SII 12.16: original edition by V. Venkatasubba Ayyar – No. 16. (A.R. No. 65 of 1909). TIRUKKAḺUKKUṈṞAM, CHINGLEPUT TALUK, CHINGLEPUT DISTRICT. ON THE SECOND PILLAR IN THE UPPER VERANDAH OF THE ORUKAL-MAṆḌAPA ON THE HILL.

Editor: Emmanuel Francis.

Identifier: DHARMA_INSSIIv12p0i0016.

Summary: This is a damaged record engraved in Tamil characters, belonging to Narasiṅgappōttaraśar ‘who took Vātāpi (Bādāmi)’ and it mentions the god of ‘Mūlasthāna on the hill.’ The Mūlasthāna temple, according to a record1 of Rājakēsarivarman Āditya I, existed from the time of Skandaśishya whose endowment to it was confirmed by Vātāpikoṇḍa Narasiṁhavarman. Skandaśishya may be identified with Skandasēna the excavator of the cave at Vallam in the Chingleput district. The rock-cut maṇḍapa where the present inscription is found, is described in detail in the Epigraphical Report for 1909, page 72 and in the Memoir of the Archaeological Survey of India, No. 17, pages 19-21. It may be pointed out here that this is the third early Pallava inscription engraved in Tamil characters, so far known, the other two being those found in the caves at Vallam in the Chingleput district,2 and at Tirumayyam in the Pudukkottai State.3

Hand description:

Language: Undetermined.

Repository: South Indian Inscriptions (Original Edition) (south-indian-inscriptions).
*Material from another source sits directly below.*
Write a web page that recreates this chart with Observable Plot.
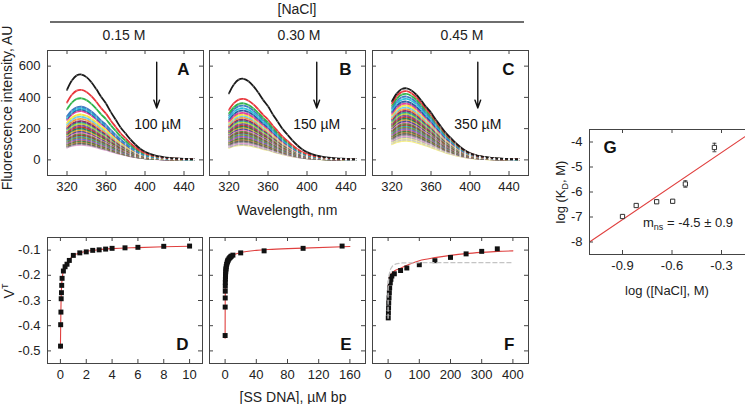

Version: (97de750), last modified (914dcd3).

Commentary

Published in the Epigraphical Report for 1932-1933, page 55.4

Bibliography

Digital edition of SII 12.16 by Venkatasubba Ayyar 1943 converted to DHARMA conventions by Emmanuel Francis.

Primary

[SII] Venkatasubba Ayyar, V. 1943. South Indian inscriptions. Volume XII: The Pallavas (with introductory notes in English). South Indian Inscriptions 12. Madras: Government Press. Page 9, item 16.

Notes

  1. 1. Epigraphia Indica Vol. III. pp. 277 ff.
  2. 2. This inscription is published with plates in South Indian Inscriptions, Vol. II, pp. 340 ff.
  3. 3. No. 7a above, fn. 1
  4. 4. The blank in l. 3 of this page may be filled with the letters taṉ-kūṟṟu.